Я еду в город, которого еще нет на картах и самое имя которого не установилось. Официально он именуется уездным городом Тургайской области Новониколаевым; население зовет его Кустонаем. В Оренбурге говорят о нем таким тоном, как в Петербурге о Гатчине. Орск для оренбуржца — это прямо Екатерингоф: рукой подать. Изведав собственным опытом, что «рукой подать» по здешнему означает почти 300 верст, в Орске я отнесся к предстоящему мне пути с осторожностью.
— Вам в Кустонай? — спрашивали меня орцы. — Не беспокойтесь, дорога известная: сначала — Верхнеуральск, потом — Троицк, а оттуда степной почтой до Кустоная всего сто-восемьдесят-девять и три четверти версты-с.
— Всего! До Оренбурга отсюда тоже всего двести-шестьдесят верст, а я и то целые сутки отдышаться не могу. Кроме того, вы мне предлагаете сделать крюк в триста лишних верст.
— Зато почта-с.
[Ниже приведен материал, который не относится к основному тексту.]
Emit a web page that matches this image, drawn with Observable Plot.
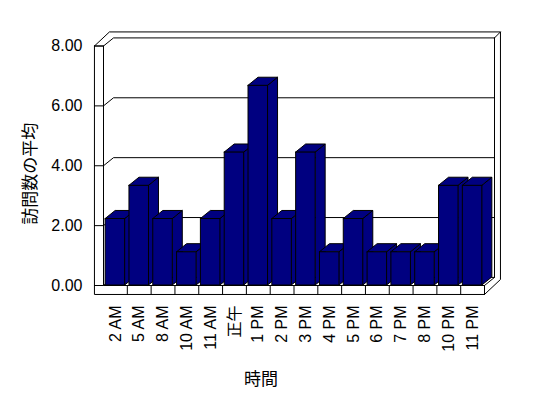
<!DOCTYPE html>
<html>
<head>
<meta charset="utf-8">
<script src="https://cdn.jsdelivr.net/npm/d3@7"></script>
<script src="https://cdn.jsdelivr.net/npm/@observablehq/plot@0.6"></script>
<style>
  html, body { margin: 0; padding: 0; background: #fff; }
</style>
</head>
<body>
<div id="chart"></div>
<script>
// ---- data ----
const categories = ["2 AM","5 AM","8 AM","10 AM","11 AM","正午","1 PM","2 PM","3 PM","4 PM","5 PM","6 PM","7 PM","8 PM","10 PM","11 PM"];
const values = [2.22,3.33,2.22,1.11,2.22,4.44,6.67,2.22,4.44,1.11,2.22,1.11,1.11,1.11,3.33,3.33];
const yTicks = [0, 2, 4, 6, 8];
const xTitle = "時間";
const yTitle = "訪問数の平均";

// ---- 3D look (data units) ----
const n = categories.length;
const yMax = yTicks[yTicks.length - 1];
const DU = 0.42, DV = 0.27;   // depth of the box
const TU = 0.38, TV = 0.30;   // wall / floor thickness
const OU = 0.67, OV = 0.47;   // outer back edge of the walls
const INSET = 0.09;

const bars = values.map((v, i) => ({ i, v, x1: i + INSET, x2: i + 1 - INSET }));
const tops = bars.flatMap(b => [
  { id: b.i, y: b.v, x1: b.x1, x2: b.x2 },
  { id: b.i, y: b.v + DV, x1: b.x1 + DU, x2: b.x2 + DU }
]);
const sides = bars.flatMap(b => [
  { id: b.i, x: b.x2, y1: 0, y2: b.v },
  { id: b.i, x: b.x2 + DU, y1: DV, y2: b.v + DV }
]);

const segs = [];
const path = (id, pts) => pts.forEach(([x, y]) => segs.push({ id, x, y }));
// back wall grid lines + ticks
yTicks.forEach(v => path("g" + v, [[-TU, v], [0, v], [DU, v + DV], [n + DU, v + DV]]));
// right inner edge of the box
path("ri", [[n + DU, yMax + DV], [n + DU, DV], [n, 0]]);
// outer walls
path("out", [[-TU, yMax], [OU - TU - 0.04, yMax + OV], [n + OU, yMax + OV], [n + OU, DV - 0.07], [n, -TV]]);
path("tr", [[n + DU, yMax + DV], [n + OU, yMax + OV]]);
const front = [];
const fpath = (id, pts) => pts.forEach(([x, y]) => front.push({ id, x, y }));
fpath("oL", [[-TU, yMax], [-TU, -TV], [n, -TV], [n, 0]]);
fpath("iL", [[0, yMax], [0, 0], [n, 0]]);
fpath("st", [[-TU, yMax], [0, yMax]]);
for (let i = 1; i <= n; i++) fpath("t" + i, [[i, 0], [i, -TV]]);

const navy = "#000080";
const chart = Plot.plot({
  width: 548,
  height: 398,
  marginLeft: 103,
  marginRight: 64,
  marginTop: 45.5,
  marginBottom: 113,
  x: { type: "linear", domain: [0, n] },
  y: { domain: [0, yMax] },
  style: { fontFamily: "'Liberation Sans', Arial, 'Noto Sans CJK JP', sans-serif", fontSize: "16px", background: "#fff", color: "#000" },
  marks: [
    Plot.line(segs, { x: "x", y: "y", z: "id", stroke: "#000", strokeWidth: 1 }),
    Plot.areaY(sides, { x: "x", y1: "y1", y2: "y2", z: "id", fill: navy, stroke: "#000", strokeWidth: 1 }),
    Plot.areaX(tops, { y: "y", x1: "x1", x2: "x2", z: "id", fill: navy, stroke: "#000", strokeWidth: 1 }),
    Plot.rect(bars, { x1: "x1", x2: "x2", y1: 0, y2: "v", fill: navy, stroke: "#000", strokeWidth: 1 }),
    Plot.line(front, { x: "x", y: "y", z: "id", stroke: "#000", strokeWidth: 1 }),
    Plot.axisY(yTicks, { tickFormat: d3.format(".2f"), tickSize: 0, tickPadding: 21, fontSize: 16, label: null }),
    Plot.axisX(categories.map((c, i) => i + 0.5), {
      tickFormat: d => categories[Math.round(d - 0.5)],
      tickRotate: -90, tickSize: 0, tickPadding: 20, fontSize: 16, label: null
    }),
    Plot.text([xTitle], { text: d => d, frameAnchor: "bottom", dx: -33, dy: 99, fontSize: 17, fontFamily: "'Noto Sans CJK JP', sans-serif" }),
    Plot.text([yTitle], { text: d => d, frameAnchor: "left", textAnchor: "middle", rotate: -90, dx: -73, dy: 8, fontSize: 17, fontFamily: "'Noto Sans CJK JP', sans-serif" })
  ]
});
document.getElementById("chart").appendChild(chart);
</script>
</body>
</html>
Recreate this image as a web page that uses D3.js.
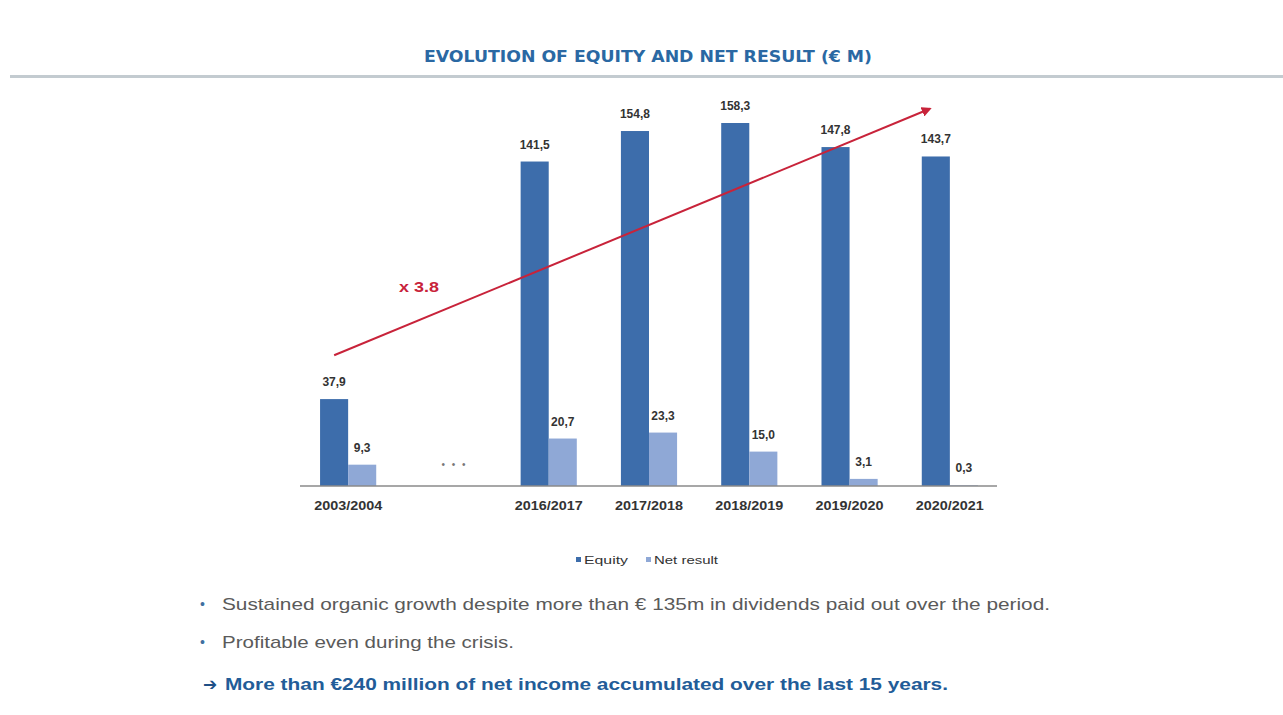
<!DOCTYPE html>
<html>
<head>
<meta charset="utf-8">
<script src="https://cdn.jsdelivr.net/npm/d3@7/dist/d3.min.js"></script>
<style>
  html, body { margin: 0; padding: 0; background: #ffffff; }
  svg { display: block; }
</style>
</head>
<body>
<svg id="chart" width="1283" height="715"></svg>
<script>
// Fiscal years; the "gap" slot stands for the skipped years between 2003/2004 and 2016/2017
const categories = ["2003/2004", "gap", "2016/2017", "2017/2018", "2018/2019", "2019/2020", "2020/2021"];
const equity    = [37.9, null, 141.5, 154.8, 158.3, 147.8, 143.7];
const netResult = [9.3,  null, 20.7,  23.3,  15.0,  3.1,   0.3];
const seriesNames = ["Equity", "Net result"];
const growthLabel = "x 3.8";
// Trend arrow endpoints in data space: [category index, value]
const trendStart = [0, 57];
const trendEnd   = [6, 164.5];

const title = "EVOLUTION OF EQUITY AND NET RESULT (€ M)";
const bullets = [
  "Sustained organic growth despite more than € 135m in dividends paid out over the period.",
  "Profitable even during the crisis."
];
const conclusion = "More than €240 million of net income accumulated over the last 15 years.";

const colors = { equity: "#3d6dab", net: "#8fa8d6", title: "#2a68a3", red: "#c8233a" };
const fmt = v => d3.format(".1f")(v).replace(".", ",");

const svg = d3.select("#chart");

// Title and rule beneath it
svg.append("text")
  .attr("x", 648).attr("y", 62)
  .attr("text-anchor", "middle")
  .attr("font-family", "'Liberation Sans Narrow', 'DejaVu Sans Condensed', 'Liberation Sans', sans-serif")
  .attr("font-weight", "bold")
  .attr("font-size", 15)
  .attr("textLength", 448)
  .attr("lengthAdjust", "spacingAndGlyphs")
  .attr("fill", colors.title)
  .text(title);

svg.append("rect")
  .attr("x", 10).attr("y", 75).attr("width", 1273).attr("height", 3)
  .attr("fill", "#c3cbd0");

// Scales
const x = d3.scaleBand().domain(categories).range([298, 1000]).paddingInner(0).paddingOuter(0);
const inner = d3.scaleBand().domain(["equity", "net"]).range([x.bandwidth() * 0.22, x.bandwidth() * 0.78]);
const y = d3.scaleLinear().domain([0, 160]).range([486, 119.1]);

const g = svg.append("g");

const rows = categories.map((c, i) => ({ c, i, equity: equity[i], net: netResult[i] }))
  .filter(d => d.equity !== null);

// Equity bars
g.selectAll("rect.eq").data(rows).join("rect")
  .attr("class", "eq")
  .attr("x", d => x(d.c) + inner("equity"))
  .attr("width", inner.bandwidth())
  .attr("y", d => y(d.equity))
  .attr("height", d => y(0) - y(d.equity))
  .attr("fill", colors.equity);

// Net result bars
g.selectAll("rect.net").data(rows).join("rect")
  .attr("class", "net")
  .attr("x", d => x(d.c) + inner("net"))
  .attr("width", inner.bandwidth())
  .attr("y", d => y(d.net))
  .attr("height", d => y(0) - y(d.net))
  .attr("fill", colors.net);

const labelFont = "'Liberation Sans', Arial, sans-serif";

// Value labels
g.selectAll("text.eqv").data(rows).join("text")
  .attr("x", d => x(d.c) + inner("equity") + inner.bandwidth() / 2)
  .attr("y", d => y(d.equity) - 13)
  .attr("text-anchor", "middle")
  .attr("font-family", labelFont).attr("font-size", 12).attr("font-weight", "bold")
  .attr("fill", "#333")
  .text(d => fmt(d.equity));

g.selectAll("text.netv").data(rows).join("text")
  .attr("x", d => x(d.c) + inner("net") + inner.bandwidth() / 2)
  .attr("y", d => y(d.net) - 13)
  .attr("text-anchor", "middle")
  .attr("font-family", labelFont).attr("font-size", 12).attr("font-weight", "bold")
  .attr("fill", "#333")
  .text(d => fmt(d.net));

// Category axis
const axis = d3.axisBottom(x).tickSize(0).tickPadding(15)
  .tickFormat(d => d === "gap" ? "" : d);
const ax = svg.append("g").attr("transform", `translate(0,${y(0)})`).call(axis);
ax.select(".domain").attr("stroke", "#8a8a8a").attr("stroke-width", 1.5)
  .attr("d", `M${x.range()[0] + 2},0H${x.range()[1] - 3}`);
ax.selectAll("text")
  .attr("font-family", labelFont).attr("font-size", 12).attr("font-weight", "bold")
  .attr("fill", "#333")
  .filter(d => d !== "gap")
  .attr("textLength", 68).attr("lengthAdjust", "spacingAndGlyphs");

// Ellipsis for the skipped years
svg.append("text")
  .attr("x", x("gap") + x.bandwidth() / 2 + 6)
  .attr("y", y(0) - 18)
  .attr("text-anchor", "middle")
  .attr("font-family", labelFont).attr("font-size", 10)
  .attr("fill", "#777")
  .attr("letter-spacing", 2)
  .text("• • •");

// Growth arrow
const defs = svg.append("defs");
defs.append("marker")
  .attr("id", "arrowhead")
  .attr("viewBox", "0 0 10 10")
  .attr("refX", 8).attr("refY", 5)
  .attr("markerWidth", 5).attr("markerHeight", 5)
  .attr("orient", "auto")
  .append("path").attr("d", "M0,0L10,5L0,10z").attr("fill", colors.red);

const cx = i => x(categories[i]) + x.bandwidth() / 2;
svg.append("line")
  .attr("x1", cx(trendStart[0]) - 14).attr("y1", y(trendStart[1]))
  .attr("x2", cx(trendEnd[0]) - 20).attr("y2", y(trendEnd[1]))
  .attr("stroke", colors.red).attr("stroke-width", 2)
  .attr("marker-end", "url(#arrowhead)");

svg.append("text")
  .attr("x", 419).attr("y", 292)
  .attr("text-anchor", "middle")
  .attr("font-family", labelFont).attr("font-weight", "bold").attr("font-size", 14)
  .attr("textLength", 40).attr("lengthAdjust", "spacingAndGlyphs")
  .attr("fill", colors.red)
  .text(growthLabel);

// Legend
const legend = svg.append("g").attr("font-family", labelFont).attr("font-size", 11).attr("fill", "#333");
const legendItems = [
  { name: seriesNames[0], color: colors.equity, x: 576, w: 44 },
  { name: seriesNames[1], color: colors.net, x: 646, w: 64 }
];
legendItems.forEach(it => {
  legend.append("rect").attr("x", it.x).attr("y", 557).attr("width", 5).attr("height", 5).attr("fill", it.color);
  legend.append("text").attr("x", it.x + 8).attr("y", 564)
    .attr("textLength", it.w).attr("lengthAdjust", "spacingAndGlyphs").text(it.name);
});

// Commentary
const bodyFont = "'Liberation Sans', Arial, sans-serif";
const bulletWidths = [828, 292];
bullets.forEach((b, i) => {
  const yy = 610 + i * 38;
  svg.append("text").attr("x", 200).attr("y", yy - 1)
    .attr("font-family", bodyFont).attr("font-size", 14).attr("fill", "#3f6f9f").text("•");
  svg.append("text").attr("x", 222).attr("y", yy)
    .attr("font-family", bodyFont).attr("font-size", 17).attr("fill", "#5a5a5a")
    .attr("textLength", bulletWidths[i]).attr("lengthAdjust", "spacingAndGlyphs")
    .text(b);
});
svg.append("text").attr("x", 203).attr("y", 690)
  .attr("font-family", "'DejaVu Sans', sans-serif").attr("font-weight", "bold").attr("font-size", 17)
  .attr("fill", "#1f4f86").text("➔");
svg.append("text").attr("x", 225).attr("y", 690)
  .attr("font-family", bodyFont).attr("font-weight", "bold").attr("font-size", 17)
  .attr("textLength", 723).attr("lengthAdjust", "spacingAndGlyphs")
  .attr("fill", "#225c98").text(conclusion);
</script>
</body>
</html>
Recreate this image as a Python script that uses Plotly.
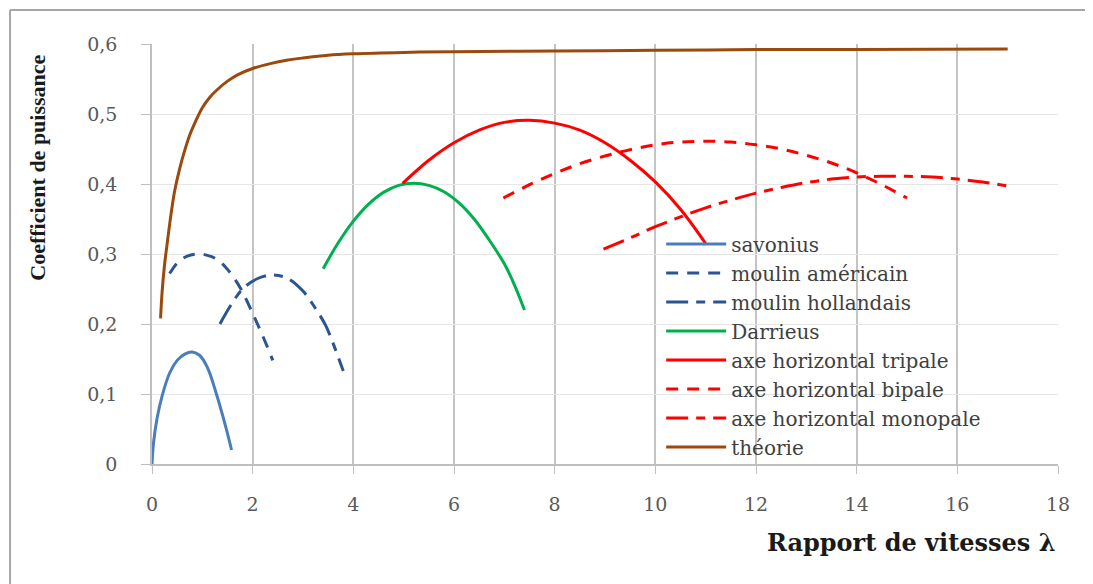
import plotly.graph_objects as go

# ---- data ----
savonius_x = [0, 0.03, 0.1, 0.2, 0.35, 0.5, 0.65, 0.8, 0.95, 1.1, 1.28, 1.48, 1.58]
savonius_y = [0, 0.03, 0.065, 0.097, 0.13, 0.148, 0.157, 0.16, 0.155, 0.138, 0.1, 0.049, 0.02]

americain_x = [0.35, 0.5, 0.7, 0.9, 1.1, 1.3, 1.5, 1.75, 2.0, 2.2, 2.4]
americain_y = [0.272, 0.287, 0.297, 0.300, 0.298, 0.292, 0.278, 0.252, 0.215, 0.183, 0.148]

hollandais_x = [1.35, 1.55, 1.8, 2.1, 2.4, 2.7, 3.0, 3.25, 3.45, 3.6, 3.8]
hollandais_y = [0.200, 0.225, 0.250, 0.265, 0.270, 0.265, 0.247, 0.222, 0.198, 0.172, 0.133]

darrieus_x = [3.4, 3.7, 4.0, 4.3, 4.6, 4.9, 5.2, 5.5, 5.8, 6.1, 6.4, 6.7, 7.0, 7.2, 7.4]
darrieus_y = [0.279, 0.316, 0.347, 0.371, 0.388, 0.398, 0.401, 0.398, 0.389, 0.373, 0.350, 0.320, 0.286, 0.256, 0.220]

tripale_x = [4.98, 5.5, 6.0, 6.5, 7.0, 7.5, 8.0, 8.5, 9.0, 9.5, 10.0, 10.5, 11.0]
tripale_y = [0.401, 0.434, 0.459, 0.477, 0.488, 0.491, 0.487, 0.477, 0.459, 0.434, 0.403, 0.364, 0.315]

bipale_x = [6.98, 7.5, 8.0, 8.5, 9.0, 9.5, 10.0, 10.5, 11.0, 11.5, 12.0, 12.5, 13.0, 13.5, 14.0, 14.5, 15.0]
bipale_y = [0.380, 0.399, 0.415, 0.429, 0.440, 0.449, 0.456, 0.460, 0.461, 0.460, 0.456, 0.450, 0.441, 0.430, 0.416, 0.399, 0.380]

monopale_x = [8.97, 9.5, 10.0, 10.5, 11.0, 11.5, 12.0, 12.5, 13.0, 13.5, 14.0, 14.5, 15.0, 15.5, 16.0, 16.5, 17.0]
monopale_y = [0.307, 0.323, 0.339, 0.353, 0.366, 0.377, 0.387, 0.395, 0.402, 0.407, 0.410, 0.411, 0.411, 0.410, 0.407, 0.403, 0.397]

theorie_x = [0.17, 0.2, 0.25, 0.3, 0.38, 0.45, 0.55, 0.65, 0.75, 0.85, 1.0, 1.15, 1.3, 1.5, 1.7, 2.0, 2.35, 2.7,
             3.0, 3.5, 4.0, 5.0, 6.0, 8.0, 10.0, 12.0, 14.0, 17.0]
theorie_y = [0.208, 0.245, 0.285, 0.314, 0.358, 0.390, 0.422, 0.448, 0.470, 0.487, 0.509, 0.524, 0.535, 0.547, 0.556,
             0.565, 0.572, 0.577, 0.580, 0.584, 0.586, 0.588, 0.589, 0.590, 0.591, 0.592, 0.592, 0.593]

x_ticks = [0, 2, 4, 6, 8, 10, 12, 14, 16, 18]
y_ticks = [0, 0.1, 0.2, 0.3, 0.4, 0.5, 0.6]

series = [
    ("savonius", savonius_x, savonius_y, "#4a7ebb", "solid"),
    ("moulin américain", americain_x, americain_y, "#2a5590", "12px,9px"),
    ("moulin hollandais", hollandais_x, hollandais_y, "#2a5590", "22px,8px,9px,8px"),
    ("Darrieus", darrieus_x, darrieus_y, "#00b050", "solid"),
    ("axe horizontal tripale", tripale_x, tripale_y, "#ff0000", "solid"),
    ("axe horizontal bipale", bipale_x, bipale_y, "#ff0000", "12px,9px"),
    ("axe horizontal monopale", monopale_x, monopale_y, "#ff0000", "22px,8px,9px,8px"),
    ("théorie", theorie_x, theorie_y, "#9a4a0c", "solid"),
]

fig = go.Figure()
for name, xs, ys, col, dash in series:
    fig.add_trace(go.Scatter(
        x=xs, y=ys, name=name, mode="lines",
        line=dict(color=col, width=3, dash=dash, shape="spline", smoothing=1.0),
    ))

serif = "DejaVu Serif"
tick_font = dict(family=serif, size=19, color="#595959")

fig.update_layout(
    width=1085, height=576,
    margin=dict(l=144, r=35, t=36, b=120),
    paper_bgcolor="white", plot_bgcolor="white",
    separators=", ",
    showlegend=True,
    legend=dict(
        x=0.562, y=0.57, xanchor="left", yanchor="top",
        bgcolor="rgba(0,0,0,0)", borderwidth=0,
        font=dict(family=serif, size=20, color="#404040"),
        itemwidth=60, tracegroupgap=0,
    ),
    xaxis=dict(
        range=[0, 18], tickvals=x_ticks, ticktext=[str(v) for v in x_ticks],
        showgrid=True, gridcolor="#c4c4c4", gridwidth=1.5,
        showline=True, linecolor="#bfbfbf", linewidth=1.5,
        ticks="outside", ticklen=8, tickcolor="#bfbfbf",
        ticklabelstandoff=14,
        tickfont=tick_font, zeroline=False, fixedrange=True,
    ),
    yaxis=dict(
        range=[0, 0.6], tickvals=y_ticks,
        showgrid=True, gridcolor="#e6e6e6", gridwidth=1,
        showline=True, linecolor="#bfbfbf", linewidth=1.5,
        ticks="outside", ticklen=9, tickcolor="#bfbfbf",
        ticklabelstandoff=20,
        tickfont=tick_font, zeroline=False, fixedrange=True,
    ),
    annotations=[
        dict(text="Coefficient de puissance", textangle=-90,
             xref="paper", yref="paper", x=-0.126, y=0.705,
             xanchor="center", yanchor="middle", showarrow=False,
             font=dict(family="Liberation Serif", size=22, color="#1a1a1a", weight="bold")),
        dict(text="Rapport de vitesses λ",
             xref="paper", yref="paper", x=1.0, y=-0.186,
             xanchor="right", yanchor="middle", showarrow=False,
             font=dict(family=serif, size=24, color="#1a1a1a", weight="bold")),
    ],
    shapes=[
        dict(type="line", xref="paper", yref="paper", x0=-0.1567, x1=1.04, y0=1.081, y1=1.081,
             line=dict(color="#a6a6a6", width=2)),
        dict(type="line", xref="paper", yref="paper", x0=-0.1567, x1=-0.1567, y0=1.081, y1=-0.29,
             line=dict(color="#a6a6a6", width=2)),
    ],
)

fig.write_html("out.html")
Живо домчат, на четвертые сутки.
— На четвертые!.. Скажите, а прямого почтового тракта нет?
— Нету-с.. На Ташкент есть, а в Кустонай надо через Троицк. Живо домчат... А то, если не торопитесь, возьмите долгих. Больше 25-ти рублей не давайте.
— А когда меня долгие «домчат»?
— Ну, маленечко дольше-с, однако не очень.
— А именно?
— Да суток восемь проедете. Лошади хорошие!
Истратить восемь дней на один только прямой переезд я не мог, и потому, пораздумав и пораспросив, решил ехать на обывательских «Новой линией» станиц, протянутой вдоль восточной границы Оренбургской губернии. Триста-семнадцать верст я буду ехать все на север, станицами. Потом, от поселка Николаевского, я сверну на восток и, без дорог, вдоль реки Аята, встречая по пути только киргизские зимовки, сделав 120 верст пока еще неизвестным мне способом, попаду в Кустонай. У Орска полу-Азия кончилась, и начинается подлинная Азия, самые настоящие «новые места».